Unlike the High Court, the RBA is not on budget. It is not subject to normal budgetary discipline and simply remits to the Government a dividend after its costs are subtracted from the revenue (such as seigniorage revenue). It has been given the monopoly right to print Australian currency and effectively is able to use that right to cost pad. I don’t think the Australian taxpayer is getting good value for money from the RBA.
In 2002 the RBA decided unilaterally to increase the indexation of the Reserve Bank Officers’ Superannuation Fund from CPI to Male Total Average Weekly Earnings (MTAWE). This gave an immediate and ongoing benefit to RBA employees, including the many who had already retired.
This was a decision of the RBA – the Government was not consulted nor was there a debate about the merits of the change. It simply happened.

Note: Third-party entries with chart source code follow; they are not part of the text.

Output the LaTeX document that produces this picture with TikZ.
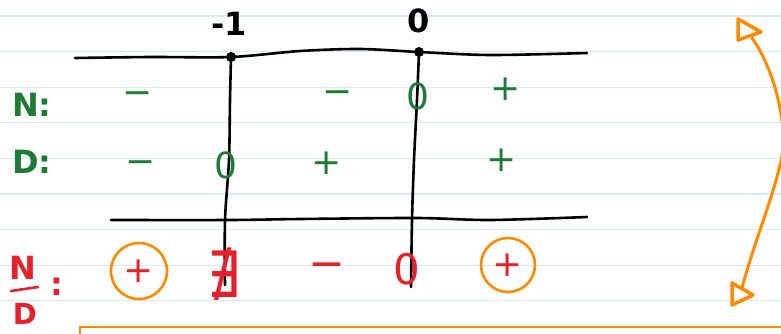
\documentclass[tikz,border=0pt]{standalone}
\usepackage{graphicx}
\usepackage{fontspec}
\setmainfont{DejaVu Sans}
\definecolor{ruleblue}{HTML}{D6EAF8}
\definecolor{gr}{HTML}{1E7B34}
\definecolor{rd}{HTML}{E8202A}
\definecolor{org}{HTML}{FF8A00}
\begin{document}
\begin{tikzpicture}[x=1pt,y=-1pt,
  rule/.style={draw=ruleblue,line width=1.3},
  ink/.style={line width=2.6,line cap=round,line join=round},
  sgn/.style={inner sep=0pt,font=\fontsize{36}{40}\selectfont},
  lbl/.style={inner sep=0pt,font=\fontsize{32}{38}\selectfont\bfseries},
  ptdot/.style={circle,fill=black,inner sep=0pt,minimum size=10pt},
  ring/.style={circle,draw=org,line width=2.6,inner sep=0pt}]
\useasboundingbox (0,0) rectangle (781,333);
% ruled paper
\foreach \yy in {16,51.6,87.2,122.8,158.4,194,229.6,265.2,300.8}
  \draw[rule] (0,\yy) -- (781,\yy);
% points on the line
\node[ptdot] (pm1) at (231,57) {};
\node[ptdot] (p0) at (419,52) {};
\node[lbl] (tm1) at (229,24) {-1};
\node[lbl] (t0) at (419,21) {0};
% top axis
\draw[ink] plot[smooth] coordinates {(75,58) (150,57) (231,57) (300,51) (360,49) (419,52) (490,55) (587,53)};
% bottom line
\draw[ink] plot[smooth] coordinates {(111,220) (230,220) (300,219) (417,218) (490,220) (587,217)};
% verticals
\coordinate (em1) at (225,285);
\coordinate (e0) at (411,287);
\draw[ink] plot[smooth] coordinates {(pm1) (230,100) (229,160) (225,220) (em1)};
\draw[ink] plot[smooth] coordinates {(p0) (417,100) (414,160) (412,220) (e0)};
% row labels
\node[lbl,text=gr] (labN) at (32,105) {N:};
\node[lbl,text=gr] (labD) at (32,162) {D:};
% N row
\node[sgn,text=gr] (n1) at (138,98) {−};
\node[sgn,text=gr] (n2) at (338,97) {−};
\node[sgn,text=gr] (n3) at (418,96) {0};
\node[sgn,text=gr] (n4) at (506,89) {+};
% D row
\node[sgn,text=gr] (d1) at (141,167) {−};
\node[sgn,text=gr] (d2) at (226,165) {0};
\node[sgn,text=gr] (d3) at (327,163) {+};
\node[sgn,text=gr] (d4) at (502,160) {+};
% N/D row
\node[lbl,text=rd] (labNN) at (23,268) {N};
\draw[rd,line width=2.6,line cap=round] (11,291) -- (38,287);
\node[lbl,text=rd,font=\fontsize{29}{34}\selectfont\bfseries] (labDD) at (25,314) {D};
\node[lbl,text=rd] (labC) at (57,287) {:};
\node[ring,minimum size=56pt] (c1) at (139,271) {};
\node[sgn,text=rd] (q1) at (139,271) {+};
\node[sgn,text=rd,font=\fontsize{40}{44}\selectfont] (q2) at (224,274) {\scalebox{1.3}[1.6]{∄}};
\node[sgn,text=rd,font=\fontsize{44}{48}\selectfont] (q3) at (327,271) {−};
\node[sgn,text=rd,font=\fontsize{42}{46}\selectfont] (q4) at (407,269) {0};
\node[ring,minimum size=54pt] (c2) at (508,265) {};
\node[sgn,text=rd] (q5) at (508,265) {+};
% orange double arrow
\coordinate (at) at (752,38);
\coordinate (am) at (780,165);
\coordinate (ab) at (742,288);
\draw[org,ink,line width=3] (at) .. controls (775,70) and (790,130) .. (am) .. controls (772,200) and (755,240) .. (ab);
\draw[org,ink,line width=3.5] (738,19) -- (738,40) -- (761,32) -- cycle;
\draw[org,ink,line width=3.5] (732,283) -- (732,305) -- (753,295) -- cycle;
% orange box corner
\draw[org,line width=2.6] (80,336) -- (80,327) -- (785,327);
\end{tikzpicture}
\end{document}
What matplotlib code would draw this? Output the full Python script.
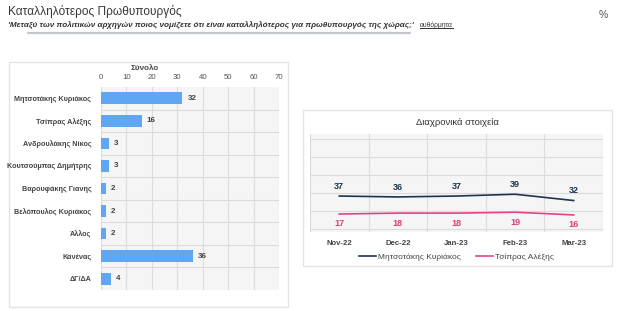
import matplotlib
matplotlib.use("Agg")
import matplotlib.pyplot as plt
from matplotlib.patches import Rectangle
from matplotlib.lines import Line2D

plt.rcParams["font.family"] = ["Liberation Sans", "DejaVu Sans"]

# ---- data ----
categories = ["Μητσοτάκης Κυριάκος", "Τσίπρας Αλέξης", "Ανδρουλάκης Νίκος",
              "Κουτσούμπας Δημήτρης", "Βαρουφάκης Γιανης", "Βελόπουλος Κυριάκος",
              "Άλλος", "Κανένας", "ΔΓ/ΔΑ"]
values = [32, 16, 3, 3, 2, 2, 2, 36, 4]
bar_ticks = [0, 10, 20, 30, 40, 50, 60, 70]

months = ["Nov-22", "Dec-22", "Jan-23", "Feb-23", "Mar-23"]
mitsotakis = [37, 36, 37, 39, 32]
tsipras = [17, 18, 18, 19, 16]
series_names = ["Μητσοτάκης Κυριάκος", "Τσίπρας Αλέξης"]

title = "Καταλληλότερος Πρωθυπουργός"
subtitle = "'Μεταξύ των πολιτικών αρχηγών ποιος νομίζετε ότι είναι καταλληλότερος για πρωθυπουργός της χώρας;'"
subtitle2 = "αυθόρμητα"

W, H = 620, 311
fig = plt.figure(figsize=(W / 100, H / 100), dpi=100)
fig.patch.set_facecolor("white")

def px_axes(x0, y0, x1, y1, **kw):
    return fig.add_axes([x0 / W, 1 - y1 / H, (x1 - x0) / W, (y1 - y0) / H], **kw)

# overlay axes for decorations in pixel coords
ov = fig.add_axes([0, 0, 1, 1], zorder=-1)
ov.set_xlim(0, W)
ov.set_ylim(H, 0)
ov.axis("off")

ov.add_patch(Rectangle((9, 62), 279, 245, fill=False, edgecolor="#e4e4e4", lw=1))
ov.add_patch(Rectangle((303, 110), 309, 156, fill=False, edgecolor="#e4e4e4", lw=1))
ov.plot([28, 410], [33, 33], color="#9aa3ad", lw=1.6, alpha=0.6, solid_capstyle="round")

fig.text(8 / W, 1 - 12 / H, title, fontsize=8.6, color="#3a3a3a", va="center", ha="left")
t = fig.text(8 / W, 1 - 25 / H, subtitle, fontsize=5.9, color="#333333",
             style="italic", fontweight="bold", va="center", ha="left")
fig.canvas.draw()
bb = t.get_window_extent()
x2 = bb.x1 + 6
t2 = fig.text(x2 / W, 1 - 25 / H, subtitle2, fontsize=4.9, color="#333333",
              va="center", ha="left")
fig.canvas.draw()
bb2 = t2.get_window_extent()
fig.add_artist(Line2D([bb2.x0 / W, bb2.x1 / W], [bb2.y0 / H + 0.001, bb2.y0 / H + 0.001],
                      color="#333333", lw=0.7))
fig.text(599 / W, 1 - 15 / H, "%", fontsize=7.5, color="#555555", va="center", ha="left")

# ---- bar chart ----
ax = px_axes(101, 87, 279, 290)
ax.set_facecolor("#f5f5f5")
y = list(range(len(categories)))
ax.barh(y, values, height=0.52, color="#5fa7f2", zorder=3)
ax.set_xlim(0, 70)
ax.set_ylim(len(categories) - 0.5, -0.5)
ax.set_xticks(bar_ticks)
ax.xaxis.tick_top()
ax.tick_params(axis="x", length=0, labelsize=5.6, labelcolor="#555555", pad=4)
ax.set_yticks(y)
ax.set_yticklabels(categories)
ax.tick_params(axis="y", length=0, labelsize=5.2, labelcolor="#444444", pad=7)
for lab in ax.get_yticklabels():
    lab.set_fontweight("bold")
ax.set_yticks([i + 0.5 for i in y[:-1]], minor=True)
ax.tick_params(axis="y", which="minor", length=0)
ax.grid(True, axis="x", color="#dcdcdc", lw=0.8, zorder=0)
ax.grid(True, axis="y", which="minor", color="#dcdcdc", lw=0.8, zorder=0)
for s in ax.spines.values():
    s.set_visible(False)
for yi, v in zip(y, values):
    ax.text(v + 2, yi, str(v), va="center", ha="left", fontsize=5.8,
            color="#444444", fontweight="bold", zorder=4)
fig.text(145 / W, 1 - 69 / H, "Σύνολο", fontsize=5.8, color="#444444",
         fontweight="bold", ha="center", va="center")

# ---- line chart ----
ax2 = px_axes(310, 134, 603, 232)
ax2.set_facecolor("#f5f5f5")
xs = list(range(len(months)))
ax2.plot(xs, mitsotakis, color="#1d3550", lw=1.2, zorder=3, label=series_names[0])
ax2.plot(xs, tsipras, color="#e0458a", lw=1.2, zorder=3, label=series_names[1])
ax2.set_xlim(-0.5, 4.5)
ax2.set_ylim(-3, 106)
ax2.set_xticks(xs)
ax2.set_xticklabels(months)
ax2.set_xticks([i + 0.5 for i in range(-1, 5)], minor=True)
ax2.set_yticks([0, 20, 40, 60, 80, 100])
ax2.tick_params(axis="x", length=0, labelsize=5.6, labelcolor="#444444", pad=6)
ax2.tick_params(axis="x", which="minor", length=0)
for lab in ax2.get_xticklabels():
    lab.set_fontweight("bold")
ax2.tick_params(axis="y", length=0, labelleft=False)
ax2.grid(True, which="minor", axis="x", color="#dcdcdc", lw=0.8, zorder=0)
ax2.grid(True, which="major", axis="y", color="#dcdcdc", lw=0.8, zorder=0)
for s in ax2.spines.values():
    s.set_visible(False)
for xi, v in zip(xs, mitsotakis):
    ax2.text(xi, v + 6, str(v), ha="center", va="bottom", fontsize=6.5,
             color="#1d3550", fontweight="bold")
for xi, v in zip(xs, tsipras):
    ax2.text(xi, v - 6, str(v), ha="center", va="top", fontsize=6.5,
             color="#d9407f", fontweight="bold")
fig.text(457 / W, 1 - 122 / H, "Διαχρονικά στοιχεία", fontsize=6.8, color="#333333",
         ha="center", va="center")
leg = ax2.legend(loc="upper center", bbox_to_anchor=(0.5, -0.14), ncol=2,
                 frameon=False, fontsize=6.0, handlelength=2.0, handletextpad=0.3,
                 columnspacing=1.8, labelcolor="#444444")

fig.savefig("out.png", dpi=100, facecolor="white")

The principal job of the Reserve Bank is to keep inflation low and stable. Its target is set by an agreement between the Governor and the Treasurer
The Governor and the Treasurer have agreed that the appropriate target for monetary policy in Australia is to achieve an inflation rate of 2–3 per cent, on average, over the cycle. This is a rate of inflation sufficiently low that it does not materially distort economic decisions in the community. Seeking to achieve this rate, on average, provides discipline for monetary policy decision-making, and serves as an anchor for private-sector inflation expectations.
The Reserve Bank consistently uses the CPI as the principal measure of inflation (it even has an inflation calculator on its website.)
So if any organisation understands inflation, and the measurement of inflation using the CPI, it is the RBA.
Therefore the RBA deliberately and in full knowledge decided to increase the real income of both extant employees and retired employees by increasing the indexation of the RBA superannuation fund to MTAWE.
This decision created an immediate and ongoing cost to the taxpayer, as illustrated in the chart below where I have indexed CPI and MTAWE to 100 from the time when the RBA took the decision to change the indexation of its superannuation scheme. An RBA officer who retired with $100,000 of superannuation salary in 2002 would now have $160,000 per annum due to that decision rather than $133,000 – and the gap continues to widen.
(I will post separately about indexation in general – an interesting topic in its own right.)
Unlike most statutory offices, the remuneration of the Governor and Deputy Governor is set by the Reserve Bank Board (under section 24A of the Reserve Bank Act 1959) rather than the Remuneration Tribunal.
The Reserve Bank should be put on Budget, just like the High Court of Australia. Monetary policy will still be independently determined, but at least the operating expenses of the Reserve Bank would be subject to normal budgetary control. The RBA Act should also be changed so that the packages for the Governor and Deputy Governor are set by the Remuneration Tribunal in line with other statutory offices.